On that basis, the company was expected to earn 60 cents a share, the average of 10 analyst estimates compiled by Bloomberg. Calderwood, who rates the company's stock at ``market perform'' and owns none, expected 61 cents.
Buzzard
Shares of Nexen fell 51 cents, or 1.5 percent, to C$34.05 on the Toronto Stock Exchange. The stock, which has 14 buy recommendations by analysts, 10 holds and one sell, has risen 6 percent this year.
Nexen owns 43 percent of the Buzzard field, the U.K.'s largest offshore discovery in the past decade. The startup of production there helped increase the company's daily output of oil and gas before royalties by 18 percent to the equivalent of 253,000 barrels of oil.

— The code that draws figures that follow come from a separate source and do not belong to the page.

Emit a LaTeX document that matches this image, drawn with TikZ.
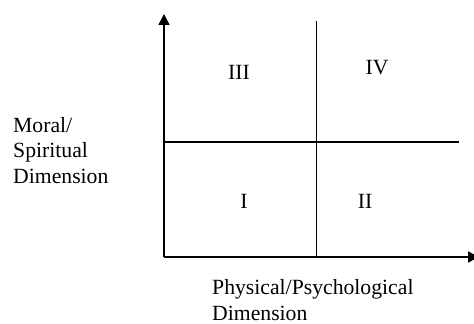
\documentclass[tikz,border=0pt]{standalone}
\usepackage{fontspec}
\setmainfont{Liberation Serif}
\usepackage{tikz}
\usetikzlibrary{arrows.meta,positioning}
\tikzset{
  axisline/.style={-{Triangle[length=11pt,width=11pt]},line width=1.5pt},
  gridline/.style={line width=1.5pt},
  quadlabel/.style={font=\fontsize{21.7}{25.5}\selectfont,inner sep=0pt},
  axislabel/.style={align=left,anchor=north west,inner sep=0pt,font=\fontsize{21.7}{25.5}\selectfont},
}

\begin{document}
\begin{tikzpicture}[x=1pt,y=1pt]
      \useasboundingbox (0,0) rectangle (474,324);
      \coordinate (origin) at (164,67);
      \coordinate (ytip) at (164,310);
      \coordinate (xtip) at (479,67);
      \coordinate (vtop) at (316.5,303);
      \coordinate (vbot) at (316.5,67);
      \coordinate (hleft) at (164,182);
      \coordinate (hright) at (459,182);
      \draw[axisline] (origin)--(ytip);
      \draw[axisline] (origin)--(xtip);
      \draw[gridline] (vbot)--(vtop);
      \draw[gridline] (hleft)--(hright);
      \foreach \nm/\xx/\yy/\lab in {qone/244/123/I,qtwo/365/123/II,qthree/239/252/III,qfour/377/256/IV}{
        \node[quadlabel] (\nm) at (\xx,\yy) {\lab};
      }
      \node[axislabel] (ylab) at (13,207) {Moral/\\Spiritual\\Dimension};
      \node[axislabel] (xlab) at (212,44.5) {Physical/Psychological\\Dimension};
    \end{tikzpicture}
\end{document}
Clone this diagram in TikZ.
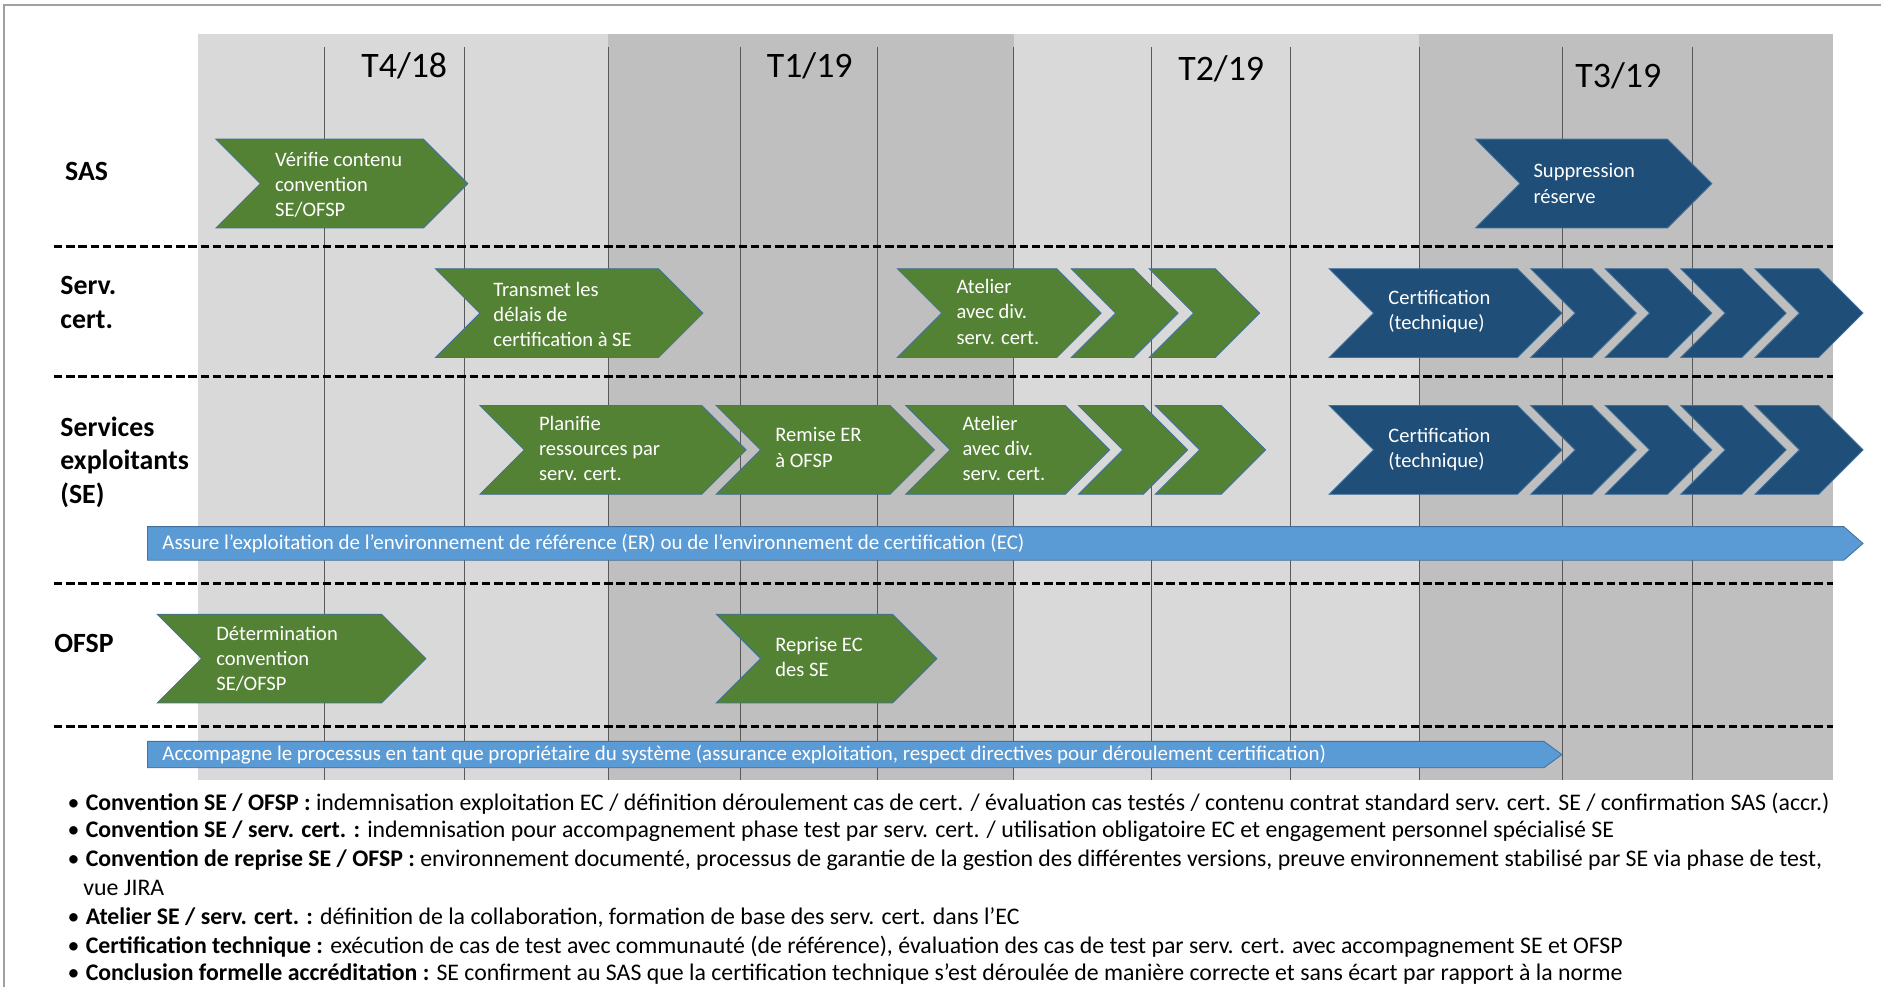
\documentclass[tikz,border=0pt]{standalone}
\usepackage{fontspec}
\setmainfont{Carlito}
\usepackage{tikz}
\usetikzlibrary{calc}
\definecolor{bandlight}{HTML}{D9D9D9}
\definecolor{banddark}{HTML}{BFBFBF}
\definecolor{chevgreen}{HTML}{548235}
\definecolor{chevnavy}{HTML}{1F4E79}
\definecolor{barblue}{HTML}{5B9BD5}
\definecolor{edgeblue}{HTML}{41719C}
\definecolor{framegray}{HTML}{A0A0A0}
\def\chevron[#1](#2,#3)(#4){\draw[#1] (#2,#3) -- (#4-37,#3) -- (#4,#3+37) -- (#4-37,#3+74) -- (#2,#3+74) -- (#2+37,#3+37) -- cycle;}
\tikzset{
  greenchev/.style={fill=chevgreen, draw=edgeblue, line width=0.4pt},
  navychev/.style={fill=chevnavy, draw=edgeblue, line width=0.4pt},
  bararrow/.style={fill=barblue, draw=edgeblue, line width=0.4pt},
  monthline/.style={draw=black!65, line width=0.3pt},
  rowsep/.style={draw=black, line width=1.4pt, dash pattern=on 4pt off 1.8pt},
  chevtext/.style={text=white, anchor=west, align=left, inner sep=0pt, font=\fontsize{9.75}{11.95}\selectfont},
  bartext/.style={text=white, anchor=west, inner sep=0pt, font=\fontsize{9.95}{11}\selectfont},
  rowlabel/.style={anchor=west, align=left, inner sep=0pt, font=\bfseries\fontsize{13.2}{15.9}\selectfont},
  quarter/.style={inner sep=0pt, font=\fontsize{17}{20}\selectfont},
  notetext/.style={anchor=west, align=left, inner sep=0pt, font=\fontsize{11.3}{13.7}\selectfont}
}

\begin{document}
\begin{tikzpicture}[x=0.02cm, y=-0.02cm]
		\useasboundingbox (0,0) rectangle (1568,823);
		
		% quarters
		\fill[bandlight] (165,28) rectangle (507,650);
		\fill[banddark] (507,28) rectangle (845,650);
		\fill[bandlight] (845,28) rectangle (1183,650);
		\fill[banddark] (1183,28) rectangle (1528,650);
		
		\draw[framegray, line width=1pt] (3.5,823) -- (3.5,4) -- (1568,4);
		
		% months
		\draw[monthline] (270,39) -- (270,650);
		\draw[monthline] (387,39) -- (387,650);
		\draw[monthline] (507,39) -- (507,650);
		\draw[monthline] (617,39) -- (617,650);
		\draw[monthline] (731,39) -- (731,650);
		\draw[monthline] (845,39) -- (845,650);
		\draw[monthline] (960,39) -- (960,650);
		\draw[monthline] (1076,39) -- (1076,650);
		\draw[monthline] (1183,39) -- (1183,650);
		\draw[monthline] (1302,39) -- (1302,650);
		\draw[monthline] (1411,39) -- (1411,650);
		
		\node[quarter] (q418) at (337,55) {T4/18};
		\node[quarter] (q119) at (675,55) {T1/19};
		\node[quarter] (q219) at (1018,57) {T2/19};
		\node[quarter] (q319) at (1349,63) {T3/19};
		
		\draw[rowsep] (45,205.5) -- (1528,205.5);
		\draw[rowsep] (45,314) -- (1528,314);
		\draw[rowsep] (45,486) -- (1528,486);
		\draw[rowsep] (45,605.5) -- (1528,605.5);
		
		\node[rowlabel] (lsas) at (54,143) {SAS};
		\node[rowlabel] (lcert) at (50,252) {Serv.\\cert.};
		\node[rowlabel] (lse) at (50,385) {Services\\exploitants\\(SE)};
		\node[rowlabel] (lofsp) at (45,536) {OFSP};
		
		% SAS
		\chevron[greenchev](180,116)(390)
		\chevron[navychev](1230,116)(1427)
		\node[chevtext] (sasverif) at (229,154) {Vérifie contenu\\convention\\SE/OFSP};
		\node[chevtext] (sassuppr) at (1278,153) {Suppression\\réserve};
		
		% Serv. cert.
		\chevron[greenchev](363,224)(586)
		\chevron[greenchev](748,224)(918)
		\chevron[greenchev](893,224)(982)
		\chevron[greenchev](958,224)(1050)
		\chevron[navychev](1108,224)(1302)
		\chevron[navychev](1276,224)(1364)
		\chevron[navychev](1338,224)(1427)
		\chevron[navychev](1401,224)(1489)
		\chevron[navychev](1463,224)(1553)
		\node[chevtext] (certdelais) at (411,262) {Transmet les\\délais de\\certification à SE};
		\node[chevtext] (certatelier) at (797,260) {Atelier\\avec div.\\serv. cert.};
		\node[chevtext] (certtech) at (1157,260) {Certification\\(technique)};
		
		% SE
		\chevron[greenchev](400,338)(622)
		\chevron[greenchev](597,338)(779)
		\chevron[greenchev](755,338)(925)
		\chevron[greenchev](899,338)(990)
		\chevron[greenchev](963,338)(1055)
		\chevron[navychev](1108,338)(1302)
		\chevron[navychev](1276,338)(1364)
		\chevron[navychev](1338,338)(1427)
		\chevron[navychev](1401,338)(1489)
		\chevron[navychev](1463,338)(1553)
		\node[chevtext] (seplanif) at (449,374) {Planifie\\ressources par\\serv. cert.};
		\node[chevtext] (seremise) at (646,373) {Remise ER\\à OFSP};
		\node[chevtext] (seatelier) at (802,374) {Atelier\\avec div.\\serv. cert.};
		\node[chevtext] (setech) at (1157,375) {Certification\\(technique)};
		
		\draw[bararrow] (123,439) -- (1537,439) -- (1553,453) -- (1537,467) -- (123,467) -- cycle;
		\node[bartext] (assure) at (135,453) {Assure l’exploitation de l’environnement de référence (ER) ou de l’environnement de certification (EC)};
		
		% OFSP
		\chevron[greenchev](131,512)(355)
		\chevron[greenchev](597,512)(781)
		\node[chevtext] (ofspdet) at (180,549) {Détermination\\convention\\SE/OFSP};
		\node[chevtext] (ofspreprise) at (646,548) {Reprise EC\\des SE};
		
		\draw[bararrow] (123,618) -- (1287,618) -- (1302,629) -- (1287,640) -- (123,640) -- cycle;
		\node[bartext] (accomp) at (135,629) {Accompagne le processus en tant que propriétaire du système (assurance exploitation, respect directives pour déroulement certification)};
		
		% notes
		\node[notetext] (n1) at (56,670) {•\hspace{3pt}\textbf{Convention SE / OFSP :} indemnisation exploitation EC / définition déroulement cas de cert. / évaluation cas testés / contenu contrat standard serv. cert. SE / confirmation SAS (accr.)};
		\node[notetext] (n2) at (56,693) {•\hspace{3pt}\textbf{Convention SE / serv. cert. :} indemnisation pour accompagnement phase test par serv. cert. / utilisation obligatoire EC et engagement personnel spécialisé SE};
		\node[notetext, anchor=north west] (n3) at (56,708) {•\hspace{3pt}\textbf{Convention de reprise SE / OFSP :} environnement documenté, processus de garantie de la gestion des différentes versions, preuve environnement stabilisé par SE via phase de test,\\\hspace{7.5pt}vue JIRA};
		\node[notetext] (n4) at (56,765) {•\hspace{3pt}\textbf{Atelier SE / serv. cert. :} définition de la collaboration, formation de base des serv. cert. dans l’EC};
		\node[notetext] (n5) at (56,789) {•\hspace{3pt}\textbf{Certification technique :} exécution de cas de test avec communauté (de référence), évaluation des cas de test par serv. cert. avec accompagnement SE et OFSP};
		\node[notetext] (n6) at (56,812) {•\hspace{3pt}\textbf{Conclusion formelle accréditation :} SE confirment au SAS que la certification technique s’est déroulée de manière correcte et sans écart par rapport à la norme};
		
\end{tikzpicture}
\end{document}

The company said its oil sold for an average of C$72.27 a barrel in the second quarter, a decline of 0.9 percent from a year earlier. Nexen's gas fetched C$7.52 per thousand cubic feet, a gain of 13 percent.
Chief Executive Officer Charlie Fischer is counting on Buzzard and Long Lake to reverse three years of production declines.
Production Forecast
Nexen expects 2007 production to be ``at or slightly below the lower end of our guidance range of 275,000 to 305,000 barrels'' of oil equivalent a day, Fischer said in today's statement. Drilling delays in the Wrigley and Aspen fields in the Gulf of Mexico contributed to the revised forecast. Production last year was equivalent to 212,000 barrels a day.
The Wrigley field, which started production a few days ago, will add the equivalent of 5,000 barrels of oil to daily output, Fischer said on a conference call with analysts and investors. An Aspen well that's scheduled to start in mid-August will increase daily output from that field by as much as 15,000 barrels, he said.
Nexen affirmed an April 26 cost estimate of as much as C$5.3 billion for Long Lake. The company and partner Opti Canada Inc. raised the cost estimate for the project three times in 15 months. Long Lake, scheduled to start production later this year, is designed to produce 60,000 barrels a day of refinery-ready crude from heavy oil extracted from tar-like deposits in northeastern Alberta.
Nexen owns oil and gas wells in North America, the U.K., the Middle East and Africa.